El más radical de ellos, sin duda, fue Pío Moa –hoy un historiador exitosísimo y polémico-, quien en su juventud fue miembro activo del GRAPO, una organización de chiflados ultramarxistas dedicados a los asaltos y los asesinatos. Los más prudentes y moderados, en cambio, son José María Marco (ensayista muy sutil, historiador) y Amando de Miguel, brillante sociólogo, también asombrosamente prolífico, ambos más próximos al socialismo vegetariano que al radicalismo carnicero de la fauna leninista.

¿Qué hizo que estas personas (y Octavio Paz, Vargas Llosa, Ernesto Sábato, Plinio Apuleyo Mendoza y tantos otros intelectuales valiosos) abandonaran el comunismo y comenzaran a defender los valores de la libertad? En primer lugar, la dolorosa comprobación de que los gobiernos comunistas, sin excepción, construían unas sociedades muy pobres y brutales, de las que invariablemente las personas intentaban huir desesperadas. Todos los experimentos comunistas fracasaban, sin importar el sustrato sobre el que trataban de erigir el sistema: fracasaban los germanos, los eslavos, los latinoamericanos (Cuba y Nicaragua), los asiáticos, los negros africanos. Todos, sin excepción.

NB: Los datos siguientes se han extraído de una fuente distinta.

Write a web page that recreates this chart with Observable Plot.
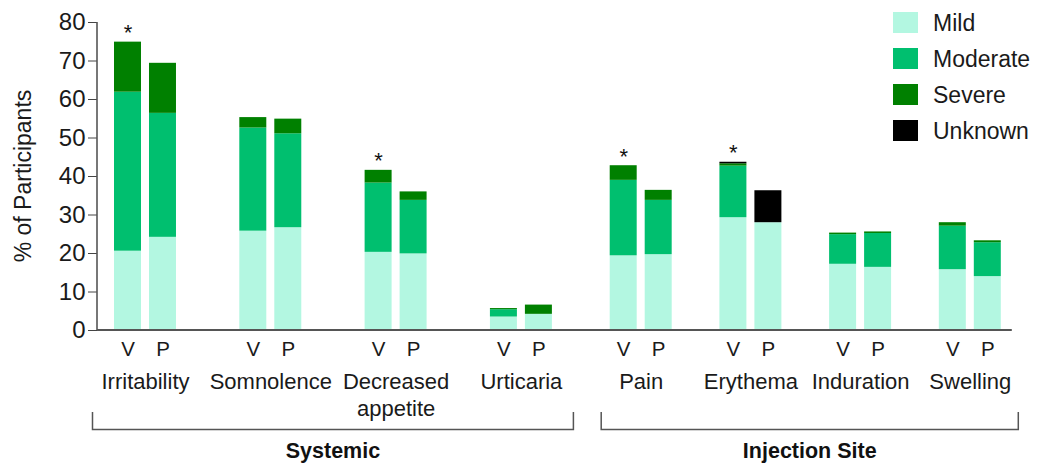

¿Por qué? Y este era el segundo descubrimiento: porque el comunismo era un disparate teórico. No era cierto que la doctrina era hermosa y su ejecución fallida. La doctrina se basaba en un grave error intelectual y en una lamentable falta moral que inevitablemente conducían al desastre y al terror. Por eso, las personas más inteligentes, y las genuinamente interesadas en el prójimo, la abandonaban. Este libro lo explica con una claridad irrefutable.